Conclusión: goyesco sí, de Goya no
Tres cosas especialmente relevantes hay en el informe dado a conocer ayer por el Museo del Prado sobre el polémico caso de El coloso de Goya. La primera: documentalmente se demuestra que el cuadro entró en la familia Fernández Durán -la que donó la obra al Museo del Prado-, a través de la duquesa de Perales en 1931; eso despeja la duda sobre si acaso fuera una réplica o una falsificación tardía.
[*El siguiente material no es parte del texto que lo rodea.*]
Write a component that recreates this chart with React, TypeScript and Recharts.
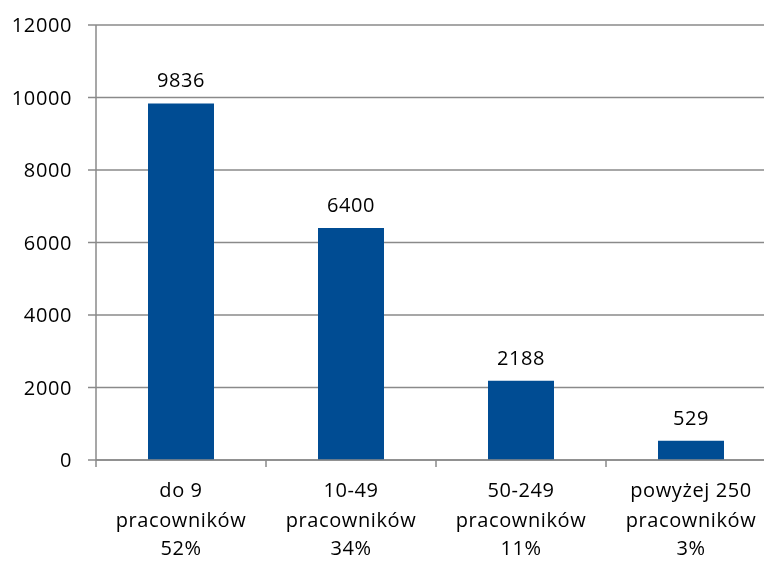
import { BarChart, Bar, XAxis, YAxis, CartesianGrid, LabelList } from 'recharts';

// firms by number of employees
const groups = ['do 9', '10-49', '50-249', 'powyżej 250'];
const unit = 'pracowników';
const shares = ['52%', '34%', '11%', '3%'];
const counts = [9836, 6400, 2188, 529];
const yTicks = [0, 2000, 4000, 6000, 8000, 10000, 12000];

const data = groups.map((g, i) => ({ name: g, share: shares[i], count: counts[i] }));

const FONT = '"Open Sans", sans-serif';
const FONT_SIZE = 20;
const SPACING = 0.6;
const GREY = '#8a8a8a';
const CHART_W = 780;
const PLOT_LEFT = 96;
const PLOT_RIGHT = 4;
const band = (CHART_W - PLOT_LEFT - PLOT_RIGHT) / groups.length;

// three-line category label plus tick marks on the band edges
const CategoryTick = (props: any) => {
  const { x, y, payload, index } = props;
  const row = data[index] || data.find((d) => d.name === payload.value);
  const textProps = {
    x,
    textAnchor: 'middle' as const,
    fontFamily: FONT,
    fontSize: FONT_SIZE,
    letterSpacing: SPACING,
    fill: '#000',
  };
  return (
    <g>
      <line x1={x - band / 2} x2={x - band / 2} y1={y} y2={y + 7} stroke={GREY} strokeWidth={1.5} />
      {index === groups.length - 1 && (
        <line x1={x + band / 2} x2={x + band / 2} y1={y} y2={y + 7} stroke={GREY} strokeWidth={1.5} />
      )}
      <text {...textProps} y={y + 37}>{payload.value}</text>
      <text {...textProps} y={y + 67}>{unit}</text>
      <text {...textProps} y={y + 95}>{row ? row.share : ''}</text>
    </g>
  );
};

export default function App() {
  return (
    <div style={{ position: 'fixed', left: 0, top: 0, width: 764, height: 561, overflow: 'hidden' }}>
      <BarChart
        width={CHART_W}
        height={561}
        data={data}
        margin={{ top: 25, right: PLOT_RIGHT, left: 0, bottom: 0 }}
      >
        <CartesianGrid vertical={false} stroke={GREY} strokeWidth={1.5} />
        <XAxis
          dataKey="name"
          height={101}
          axisLine={{ stroke: GREY, strokeWidth: 1.5 }}
          tickLine={false}
          tickSize={0}
          tickMargin={0}
          interval={0}
          tick={<CategoryTick />}
        />
        <YAxis
          width={PLOT_LEFT}
          domain={[0, 12000]}
          ticks={yTicks}
          interval={0}
          axisLine={{ stroke: GREY, strokeWidth: 1.5 }}
          tickLine={{ stroke: GREY, strokeWidth: 1.5 }}
          tickSize={8}
          tickMargin={16}
          tick={{ fontFamily: FONT, fontSize: FONT_SIZE, letterSpacing: SPACING, fill: '#000' }}
        />
        <Bar dataKey="count" fill="#004C93" barSize={66} isAnimationActive={false}>
          <LabelList
            dataKey="count"
            position="top"
            offset={16}
            style={{ fontFamily: FONT, fontSize: FONT_SIZE, letterSpacing: SPACING, fill: '#000' }}
          />
        </Bar>
      </BarChart>
    </div>
  );
}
La segunda: los especialistas del Museo del Prado, a través de su cualificada portavoz, Manuela Mena, jefa del departamento de Goya, no se pronuncian de manera taxativa a la hora de identificar las letras A. J., aparecidas en un rincón del cuadro tras su limpieza, como una segura evidencia de que su autor fuera el estrecho colaborador de Goya, Asensio Juliá, como hasta ahora se daba por supuesto.
La tercera y definitiva: el análisis formal del cuadro, estudiado de manera exhaustiva desde todos los puntos de vista posibles, pone en evidencia que quien lo realizara durante el primer tercio del siglo XIX hizo un cuadro goyesco. Pero también que su autor no es Goya, porque la forma en que están pintados el paisaje, la muchedumbre, la figura que llena el horizonte y, en general, todos los detalles que configuran la superficie pintada, no se corresponde con lo que percibimos como genuinamente goyesco.
Aunque para los no expertos estas razones pueden resultar demasiado técnicas, lo que está claro es que no se trata, por las fechas, de una falsificación, lo que no hay nunca que equivocar con una confusión. No es una falsificación porque, aunque la proyección pública internacional de Goya empieza a fraguarse a partir de 1800, no se convierte en una figura de interés mercantil hasta casi medio siglo después, que es cuando no solamente Goya sino toda la escuela española empiezan a ser buscados con ansiedad por todos los entonces recién inaugurados museos de todo el mundo.
Escandalizarse por el hecho de que una figura histórica como Goya -o cualquier otro gran maestro del pasado- es revisado para autentificar su autoría, es un despropósito que no conduce a otra cosa que a exaltar los peores vicios de nuestro burbujeante mundo mercantil.
El proceso de estudio de El coloso ha sido largo y, pienso yo, bien pautado. Las primeras sospechas respecto a esta obra que durante casi medio siglo nadie puso en duda se produjeron en función de la multiplicación de exposiciones temporales que, con una justificación más o menos clara, se han producido durante las últimas décadas a propósito de Goya, justamente considerado como uno de los heraldos del arte contemporáneo. Con motivo de estas exposiciones temporales, los museos están obligados a revisar el estado de conservación de los cuadros que, o prestan a otra institución o incluso exhiben ellos mismos, y entonces son sometidos a un test no sólo sobre la fragilidad de su superficie pictórica visible, sino también radiológicamente sobre lo que hay detrás de esa superficie.
Cuando en estos análisis salta algún elemento que resulta extraño lógicamente se desencadena un proceso de investigación. Sea lo que sea el objeto puntual de la extrañeza, es obligada la máxima prudencia si el autor del cuadro en cuestión es una figura de la importancia de Goya y, por supuesto, las dudas generadas obligan a un lento proceso de verificación que no hay nunca que airear hasta que hay una mínima convicción sólida. En el caso de El coloso, esta convicción tiene un resultado, a mi juicio, concluyente: nos encontramos ante un cuadro evidentemente goyesco, realizado por un pintor próximo o admirador de Goya, durante el primer tercio del siglo XIX, pero que no es Goya. Se puede vivir esta conjetura de una manera dramática o normal. Yo pienso que lo que debe ser normal es siempre la verdad.